If you do not have these installed you can do so by running the following in the command line:

pip install Name

(Of course you need to have python installed, and also have pip in your PATH variable)

Structure

There are many models of machine learning, such as K-Nearest neighbors, support vector machines, random forests, and many others. However, the one which fascinated me the most was Neural Networks. As such, I decided to code a Neural Network for my AI. Since I was not classifying all of the digits, only 1 or 0, a very simple neural network could be used. Thus, I decided to make a 3 layer neural network.

The first layer would consist of 784 input neurons, each neuron here would correspond to 1 pixel in the original 28x28 image used as input (note we have 784, as 28*28 = 784). The second layer consisted of 5 neurons. A structural diagram can be seen below.

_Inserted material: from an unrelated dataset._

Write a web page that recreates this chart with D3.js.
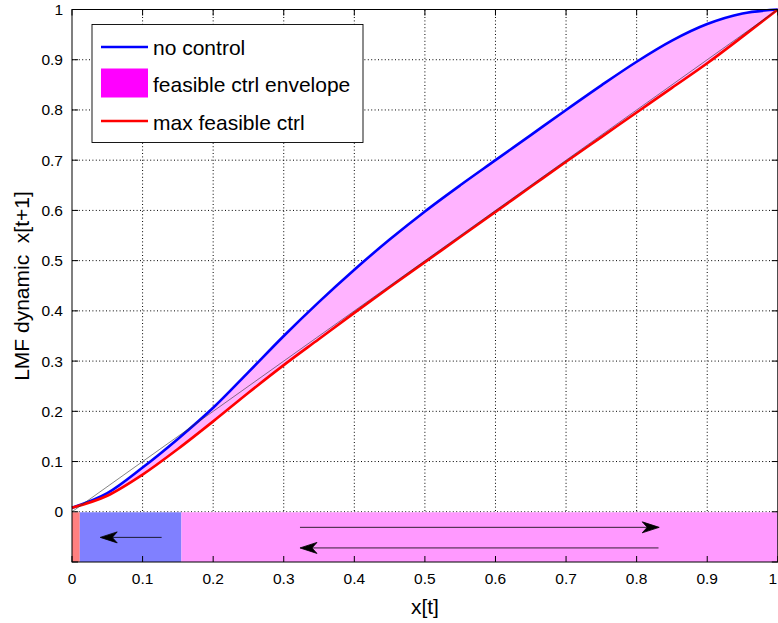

⠀⠀⠀⠀⠀⠀⠀⠀⠀⠀⠀⠀⠀⠀⠀⠀⠀⠀⠀Figure 4: The nueral network structure

This really was an arbitrary choice, and since I defined it as a parameter, you could alter this variable if you would like to. I will address later on the effects of adjusting these hyperparameters and how they could potentially lead to accuracy improvements for the overall classifying algorithm. The final layer only had 1 neuron. If you know the basics of Neural Networks, you will know that Neurons can have a value between 1 and 0 (included), which is referred to as the Neuron’s activation value. As such, I used the activation of this last neuron to represent the output of the machine. With activations being lower than .5 representing the machine choosing the value of 0, and any value higher than (and including) .5 would represent 1.

Challenges

Now as I said previously, this was my first ML project, and I was not using any ML libraries, so as you could imagine, I ran into many many many problems. However, if you understand the math behind how the machine “learns”, you will know all it is, is just fine-tuning a large number of parameters, to the point where the result is the machine solving the proposed problem. So the main problems I faced really came down to how I could keep effectively track of all of the derivatives and matrices used in calculating the corresponding weights and biases of all of the neurons used in my neural network. Overall, just a lot of planning was able to prevent the majority of issues I faced. ⠀⠀⠀⠀⠀⠀⠀⠀⠀⠀⠀⠀⠀⠀⠀⠀⠀⠀⠀Figure 5: Behold my scribbles

Areas of Improvement

Although I am very proud of my program, there are several places I want to improve on. The first being the selection of digits. Currently, my program can only recognize 1 or 0, as such I want to extend this to all of the digits from 0-9, and eventually for it to be able to read any combination of digits. Another large area of improvement is the optimization of hyperparameters. Hyperparameters are just global variables that control certain aspects of the structure of the neural network or the overall learning process, examples include the number of neuron layers used, number of intermediary neurons, learning rate, etc. As of current I just have arbitrarily chosen hyperparameters, however, in order to truly optimize one’s algorithm, you need to run tests to see how to fine-tune your hyperparameters to yield the best results. I also am by no means a UI expert and I think you can kinda see this in the UI I made. There are some strange graphical bugs, such as overlaying between scenes and the like which I still have to address.

Next steps:

This project taught me a lot, not just in regards to my understanding of ML concepts, but also in my ability to code flexible and dynamic programs in python, and also how to handle multivariable calculus (big words!). I am by no means an expert now, but I definitely have taken a big step forward. This project showed me that there really is a lot to learn about the field of ML, and I have many future plans. I think the first would be to do a similar project with different types of ML algorithms such as Support Vector Machines and Random Forrests. However, I still am not sure, but I guess that means I will see you soon, see you then!